E se vi dicessero che in quello stesso immobile si potrebbero realizzare ancora tante altre cose, palestre e vere sale per fare musica, perché venti anni orsono l’amministrazione sarzanese, guidata da altri sindaci più avveduti (Renato Di Casale e Lorenzo Forcieri), decise che quel bene pubblico, vanto della rinascita di Sarzana del dopoguerra sotto la guida di Paolino Ranieri, andava recuperato a usi sociali, come chiedevano Verdi e Indipendenti di Sinistra e un assessore alla Cultura degno di questo nome (Amilcare Grassi, detto Celè) e vi investì circa seicento mila euro (valore d’oggi) per il recupero statico, sareste ancora convinti di buttarlo giù, calcellando un altro pezzo di storia?
Certo a vederlo da fuori, così fatiscente, cadente a pezzi, con quel color grigio cemento segnato dal nero della pioggia, vien da dire: cosa aspettano a tirarlo giù? E proprio su questo “effetto repulsione” ha puntato l’amministrazione comunale per decretare con la complicità della Soprintendenza (la stessa che ha chiuso gli occhi su tanti scempi nel centro storico) la morte dell’ex mercato ortofrutticolo.
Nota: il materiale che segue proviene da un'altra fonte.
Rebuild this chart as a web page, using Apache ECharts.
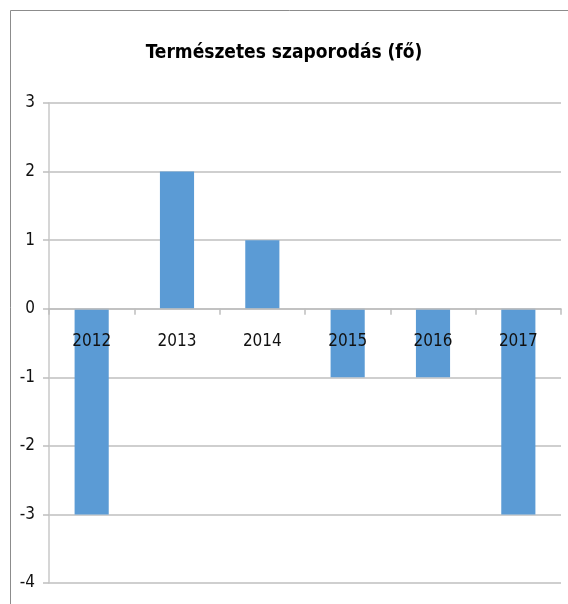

Il mercato di piazza Terzi negli anni Cinquanta

Il mercato di piazza Terzi negli anni Cinquanta

Ma proprio per la storia che rappresenta (i sacrifici della città contadina e la lungimiranza dei politici del dopoguerra), per la duttilità architettonica che l’edificio disegnato da Cesare Galeazzi ha dimostrato piegandosi ad altri mille impieghi, il Comitato Sarzana che botta! ha deciso di continuare la battaglia, sperando che altri cittadini e gruppi si associno, sfidando l’impopolarità. Ci siamo sentiti dire: ma chi siete voi per dire che è una struttura ancora valida? A parte che lo hanno detto da due diversi punti di vista due valenti docenti universitari, Silvano D’Alto (architetto e sociologo urbano rurale) e Pietro Ruschi (restauro architettonico). Ma soprattutto lo ha certificato la prima giunta guidata da Massimo Caleo e un consiglio comunale in cui erano presenti almeno quattro degli attuali assessori (Bottiglioni, Pratici, Baudone – presidente commissione territorio- e Pittiglio). Nel giugno 2005 hanno approvato un documento urbanistico, redatto da Luigi Piarulli, in cui si ridisegnava tutta l’area piazza Terzi – ferrovia, in cui si legge testualmente:

< Ancora prima di entrare nel merito della definitiva perimetrazione di STU occorre , con riferimento alle aree di Proprietà comunale e a quelle Ferroviarie, assumere come vincolo di fondo l’esistenza del centro Polivalente alloggiato nell’ex-Mercato. Il successo e la persistenza delle attività svolte , la particolare adattabilità della tipologia dell’ex mercato ai differenti usi che di volta in volta le associazioni hanno saputo inventare, le risorse investite e quelle già programmate sconsigliano la demolizione prevista dal Piano >.
La giunta Caleo e il consiglio comunale ci credevano così tanto da investirci altri 72 mila euro in progettazione. Con questi motivi abbiamo integrato il ricorso al Ministero dei Beni culturali.